Dr. LeBlanc: If I see a patient who has lower-risk disease by the IPSS-R and doesn’t have a high blast count or doesn’t need or benefit from disease-modifying therapy initially, those are the people we’ve always gone with supportive care approaches for. When we only had ESAs and transfusions, we’ve had patients who go for three, four, five plus years getting supportive care and have good quality of life, don’t progress to leukemia, and do well. You don’t want to sentence that person to four to six months of an HMA where you know they’re going to get worse. They might require transfusions, their counts drop, they may be in and out of the hospital with infections and complications, and then the response rate isn’t even that great to a single agent HMA.

If somebody’s lower-risk and it’s behaving that way clinically, I’m erring on the side of using all the supportive care therapies available now and reserving the more disease-modifying therapies for patients who have high blast counts and very high-risk disease, who benefit from transplant, who need to go to transplant where we’re trying to achieve disease control delay or reduce leukemic transformation and get them to hopefully a curative [allogeneic HSCT].

It’s the ones in between that are the hardest, where somebody doesn’t have a lot of blasts and their counts aren’t that bad and they’re feeling okay, but the IPSS-M tells me this is going to go badly. We don’t have the data that says you should give those folks HMAs, for example. It’s the classic story of prognostic models being useful to predict what happens to a population of patients, and they can be good at that, but that’s in 100 people. What’s going to happen to the person sitting across from you in the exam room?
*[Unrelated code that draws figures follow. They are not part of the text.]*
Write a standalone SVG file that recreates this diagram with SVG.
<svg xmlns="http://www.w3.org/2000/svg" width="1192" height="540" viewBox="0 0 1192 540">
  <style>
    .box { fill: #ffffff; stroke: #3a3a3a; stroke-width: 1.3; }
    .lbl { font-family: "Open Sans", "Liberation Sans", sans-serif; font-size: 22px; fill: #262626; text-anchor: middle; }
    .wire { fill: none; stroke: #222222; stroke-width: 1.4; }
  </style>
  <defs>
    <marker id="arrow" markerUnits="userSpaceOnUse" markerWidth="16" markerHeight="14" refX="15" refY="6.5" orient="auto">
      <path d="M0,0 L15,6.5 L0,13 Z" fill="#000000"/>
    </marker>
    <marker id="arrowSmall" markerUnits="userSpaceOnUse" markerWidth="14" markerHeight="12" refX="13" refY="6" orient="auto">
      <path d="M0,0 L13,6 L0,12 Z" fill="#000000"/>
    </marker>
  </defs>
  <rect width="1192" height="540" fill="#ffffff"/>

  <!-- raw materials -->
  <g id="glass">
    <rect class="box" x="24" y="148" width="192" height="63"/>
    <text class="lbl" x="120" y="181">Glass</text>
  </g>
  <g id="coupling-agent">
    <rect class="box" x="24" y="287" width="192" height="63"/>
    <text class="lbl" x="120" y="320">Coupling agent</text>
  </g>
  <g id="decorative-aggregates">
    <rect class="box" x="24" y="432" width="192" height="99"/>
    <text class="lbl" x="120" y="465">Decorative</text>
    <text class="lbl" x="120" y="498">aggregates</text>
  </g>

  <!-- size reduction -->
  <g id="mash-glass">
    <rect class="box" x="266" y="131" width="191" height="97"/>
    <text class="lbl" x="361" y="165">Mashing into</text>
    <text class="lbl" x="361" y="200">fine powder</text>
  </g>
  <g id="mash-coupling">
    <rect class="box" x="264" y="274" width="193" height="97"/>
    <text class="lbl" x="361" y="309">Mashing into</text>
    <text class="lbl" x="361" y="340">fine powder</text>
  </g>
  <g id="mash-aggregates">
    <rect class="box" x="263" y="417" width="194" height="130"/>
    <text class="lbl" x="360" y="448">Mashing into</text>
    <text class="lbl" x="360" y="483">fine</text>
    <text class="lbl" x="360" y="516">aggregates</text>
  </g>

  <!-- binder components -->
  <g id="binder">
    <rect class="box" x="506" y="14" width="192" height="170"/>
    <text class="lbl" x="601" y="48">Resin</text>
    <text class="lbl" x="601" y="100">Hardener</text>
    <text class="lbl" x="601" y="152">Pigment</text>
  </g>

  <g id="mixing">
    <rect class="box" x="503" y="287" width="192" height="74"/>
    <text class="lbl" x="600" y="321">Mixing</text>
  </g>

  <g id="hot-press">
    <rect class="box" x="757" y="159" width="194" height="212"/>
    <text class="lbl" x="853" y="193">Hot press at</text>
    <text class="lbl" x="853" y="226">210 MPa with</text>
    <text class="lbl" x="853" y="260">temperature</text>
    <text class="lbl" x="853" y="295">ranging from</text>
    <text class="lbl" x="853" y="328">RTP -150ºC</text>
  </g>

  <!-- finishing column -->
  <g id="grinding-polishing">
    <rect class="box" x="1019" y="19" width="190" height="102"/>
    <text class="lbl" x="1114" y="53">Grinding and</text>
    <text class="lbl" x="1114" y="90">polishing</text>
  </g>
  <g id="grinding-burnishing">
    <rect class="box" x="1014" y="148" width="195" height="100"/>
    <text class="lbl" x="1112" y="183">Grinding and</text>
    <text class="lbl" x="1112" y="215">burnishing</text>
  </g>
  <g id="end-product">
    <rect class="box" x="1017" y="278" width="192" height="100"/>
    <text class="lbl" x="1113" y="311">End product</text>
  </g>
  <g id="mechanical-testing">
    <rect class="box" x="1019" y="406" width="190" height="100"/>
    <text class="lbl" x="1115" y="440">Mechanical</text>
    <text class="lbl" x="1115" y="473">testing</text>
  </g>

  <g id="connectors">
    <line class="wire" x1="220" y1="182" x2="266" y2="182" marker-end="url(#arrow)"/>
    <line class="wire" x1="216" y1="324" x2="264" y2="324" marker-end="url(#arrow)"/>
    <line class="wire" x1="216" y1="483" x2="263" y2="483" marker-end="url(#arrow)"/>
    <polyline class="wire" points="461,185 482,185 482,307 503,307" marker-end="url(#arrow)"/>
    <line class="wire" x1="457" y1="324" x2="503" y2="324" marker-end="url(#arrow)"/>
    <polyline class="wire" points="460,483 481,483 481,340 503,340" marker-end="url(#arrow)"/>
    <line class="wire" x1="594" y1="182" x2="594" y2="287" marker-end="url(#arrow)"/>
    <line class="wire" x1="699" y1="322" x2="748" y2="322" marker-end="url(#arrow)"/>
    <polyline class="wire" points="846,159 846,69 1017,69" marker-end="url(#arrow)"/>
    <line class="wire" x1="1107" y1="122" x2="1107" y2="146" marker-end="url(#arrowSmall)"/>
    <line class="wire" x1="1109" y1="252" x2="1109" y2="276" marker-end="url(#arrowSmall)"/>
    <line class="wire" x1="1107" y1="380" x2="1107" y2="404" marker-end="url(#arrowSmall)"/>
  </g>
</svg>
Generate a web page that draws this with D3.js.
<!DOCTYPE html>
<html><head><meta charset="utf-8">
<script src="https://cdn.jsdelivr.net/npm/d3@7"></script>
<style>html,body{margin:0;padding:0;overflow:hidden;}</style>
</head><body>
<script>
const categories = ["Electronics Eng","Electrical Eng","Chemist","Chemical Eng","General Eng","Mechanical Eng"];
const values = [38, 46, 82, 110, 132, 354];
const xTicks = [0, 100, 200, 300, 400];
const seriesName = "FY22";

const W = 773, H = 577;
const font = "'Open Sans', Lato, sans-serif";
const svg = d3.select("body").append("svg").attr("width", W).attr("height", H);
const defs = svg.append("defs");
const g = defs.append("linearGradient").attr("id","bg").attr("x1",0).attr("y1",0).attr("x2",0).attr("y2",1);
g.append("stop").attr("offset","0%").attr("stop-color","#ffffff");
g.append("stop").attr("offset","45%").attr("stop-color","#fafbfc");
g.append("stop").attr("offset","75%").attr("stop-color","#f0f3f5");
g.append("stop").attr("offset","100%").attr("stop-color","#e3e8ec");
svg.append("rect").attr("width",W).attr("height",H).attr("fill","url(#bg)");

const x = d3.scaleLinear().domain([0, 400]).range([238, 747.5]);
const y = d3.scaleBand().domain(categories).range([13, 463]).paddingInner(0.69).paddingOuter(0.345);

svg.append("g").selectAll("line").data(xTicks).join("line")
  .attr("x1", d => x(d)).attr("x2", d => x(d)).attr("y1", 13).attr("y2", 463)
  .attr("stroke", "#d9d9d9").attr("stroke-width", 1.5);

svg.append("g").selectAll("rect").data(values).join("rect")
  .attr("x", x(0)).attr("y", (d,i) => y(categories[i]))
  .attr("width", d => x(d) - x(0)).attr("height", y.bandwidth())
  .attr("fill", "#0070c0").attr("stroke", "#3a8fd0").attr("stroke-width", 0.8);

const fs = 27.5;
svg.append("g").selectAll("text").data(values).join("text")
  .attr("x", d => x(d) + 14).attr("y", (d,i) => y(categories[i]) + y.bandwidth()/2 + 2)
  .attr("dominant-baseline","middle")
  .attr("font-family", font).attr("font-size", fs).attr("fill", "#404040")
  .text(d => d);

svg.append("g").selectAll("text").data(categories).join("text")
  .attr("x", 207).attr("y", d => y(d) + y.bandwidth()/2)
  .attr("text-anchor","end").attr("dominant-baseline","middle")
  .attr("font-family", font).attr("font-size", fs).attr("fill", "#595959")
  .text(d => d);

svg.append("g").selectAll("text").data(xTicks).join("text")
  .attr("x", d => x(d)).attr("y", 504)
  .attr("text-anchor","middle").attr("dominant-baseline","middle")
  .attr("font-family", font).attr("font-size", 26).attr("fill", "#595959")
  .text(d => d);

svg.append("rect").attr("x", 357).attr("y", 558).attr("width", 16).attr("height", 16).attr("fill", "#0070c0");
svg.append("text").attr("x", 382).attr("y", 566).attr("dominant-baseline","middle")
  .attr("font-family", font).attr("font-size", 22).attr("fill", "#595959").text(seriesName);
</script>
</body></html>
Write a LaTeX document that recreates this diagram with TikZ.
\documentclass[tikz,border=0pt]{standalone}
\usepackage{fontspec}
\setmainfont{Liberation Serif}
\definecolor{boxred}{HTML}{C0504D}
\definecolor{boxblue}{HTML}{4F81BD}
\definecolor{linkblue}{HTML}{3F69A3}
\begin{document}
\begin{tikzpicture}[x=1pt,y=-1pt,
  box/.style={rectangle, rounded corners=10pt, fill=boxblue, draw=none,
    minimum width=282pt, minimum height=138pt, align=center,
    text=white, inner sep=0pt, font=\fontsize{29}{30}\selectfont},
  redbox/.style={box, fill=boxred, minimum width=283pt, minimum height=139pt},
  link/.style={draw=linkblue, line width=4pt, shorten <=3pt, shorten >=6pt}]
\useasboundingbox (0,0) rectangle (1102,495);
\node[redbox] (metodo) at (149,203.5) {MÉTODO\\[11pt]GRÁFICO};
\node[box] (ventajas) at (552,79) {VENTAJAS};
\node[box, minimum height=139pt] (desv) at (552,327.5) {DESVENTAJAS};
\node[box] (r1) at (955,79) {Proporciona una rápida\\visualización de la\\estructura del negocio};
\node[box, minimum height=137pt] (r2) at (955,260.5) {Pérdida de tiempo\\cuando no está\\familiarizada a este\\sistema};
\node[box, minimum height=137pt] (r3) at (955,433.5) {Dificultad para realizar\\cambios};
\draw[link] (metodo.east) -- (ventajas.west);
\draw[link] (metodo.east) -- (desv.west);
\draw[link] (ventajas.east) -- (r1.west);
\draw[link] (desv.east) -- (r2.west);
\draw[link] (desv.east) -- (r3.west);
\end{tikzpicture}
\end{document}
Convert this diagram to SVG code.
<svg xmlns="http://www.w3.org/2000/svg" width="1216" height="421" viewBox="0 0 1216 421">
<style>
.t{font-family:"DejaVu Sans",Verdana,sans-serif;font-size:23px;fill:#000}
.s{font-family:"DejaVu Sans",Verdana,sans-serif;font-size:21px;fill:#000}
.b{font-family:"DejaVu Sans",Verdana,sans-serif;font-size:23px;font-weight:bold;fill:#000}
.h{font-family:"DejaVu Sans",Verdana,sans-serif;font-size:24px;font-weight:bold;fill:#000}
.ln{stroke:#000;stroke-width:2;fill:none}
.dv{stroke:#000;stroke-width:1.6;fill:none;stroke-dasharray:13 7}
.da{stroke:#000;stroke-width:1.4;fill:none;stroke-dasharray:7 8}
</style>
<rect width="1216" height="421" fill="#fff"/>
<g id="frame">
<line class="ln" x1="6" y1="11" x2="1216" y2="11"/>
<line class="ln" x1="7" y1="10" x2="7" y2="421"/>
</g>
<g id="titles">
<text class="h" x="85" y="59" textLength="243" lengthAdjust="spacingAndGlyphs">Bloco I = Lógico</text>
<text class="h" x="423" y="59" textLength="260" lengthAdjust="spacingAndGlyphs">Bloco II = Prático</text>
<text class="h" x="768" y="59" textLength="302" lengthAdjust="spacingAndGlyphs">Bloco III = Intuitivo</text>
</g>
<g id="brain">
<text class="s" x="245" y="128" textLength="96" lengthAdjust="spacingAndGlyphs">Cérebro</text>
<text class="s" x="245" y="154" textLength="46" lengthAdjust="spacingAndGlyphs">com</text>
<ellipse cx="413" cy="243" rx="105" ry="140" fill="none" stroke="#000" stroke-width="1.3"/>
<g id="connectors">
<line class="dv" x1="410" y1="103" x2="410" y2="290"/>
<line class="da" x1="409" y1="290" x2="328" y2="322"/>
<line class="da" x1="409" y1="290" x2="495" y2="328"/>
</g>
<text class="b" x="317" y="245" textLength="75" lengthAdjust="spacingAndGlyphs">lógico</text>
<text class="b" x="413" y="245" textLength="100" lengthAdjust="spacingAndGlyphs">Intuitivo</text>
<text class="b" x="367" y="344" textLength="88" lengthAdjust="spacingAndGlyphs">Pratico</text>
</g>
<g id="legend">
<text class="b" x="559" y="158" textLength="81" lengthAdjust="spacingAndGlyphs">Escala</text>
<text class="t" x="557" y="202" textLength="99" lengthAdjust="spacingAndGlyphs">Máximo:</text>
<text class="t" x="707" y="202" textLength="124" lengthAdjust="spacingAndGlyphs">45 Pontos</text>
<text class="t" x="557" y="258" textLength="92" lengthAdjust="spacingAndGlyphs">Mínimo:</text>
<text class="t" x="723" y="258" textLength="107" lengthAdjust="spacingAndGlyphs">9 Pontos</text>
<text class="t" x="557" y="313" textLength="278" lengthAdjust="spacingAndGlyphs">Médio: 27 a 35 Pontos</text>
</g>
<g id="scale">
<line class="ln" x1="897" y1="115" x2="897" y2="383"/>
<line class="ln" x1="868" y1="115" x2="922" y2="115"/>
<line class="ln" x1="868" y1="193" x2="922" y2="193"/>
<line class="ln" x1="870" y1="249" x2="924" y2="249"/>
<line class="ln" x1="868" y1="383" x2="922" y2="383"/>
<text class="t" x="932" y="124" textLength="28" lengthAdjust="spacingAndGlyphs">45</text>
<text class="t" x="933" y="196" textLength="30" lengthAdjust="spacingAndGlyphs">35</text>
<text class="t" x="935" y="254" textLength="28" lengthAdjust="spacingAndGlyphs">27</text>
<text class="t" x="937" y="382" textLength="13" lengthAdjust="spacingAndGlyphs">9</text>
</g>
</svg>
It never really tells you that. It just gives you a sense of which way to hedge your bets.

With the COMMANDS trial, it’s clear that using luspatercept as first-line therapy for most patients is our new standard of care. When we prognosticate, if somebody has lower-risk MDS and they’re expected to live five or eight plus years on median, we need every option we have. I want to use the best one first, which is luspatercept. Even if it works about the same for transfusion independence in ring-sideroblastic-negative [patients], the duration is longer. If you use it after [erythropoietin (EPO)], it doesn’t work nearly as well or for as long. I’ll use [luspatercept] first, and then I’m going to save the next bullet that we need against this disease, imetelstat, for the next line of therapy. That’s the way I’ve been thinking about it and approaching it.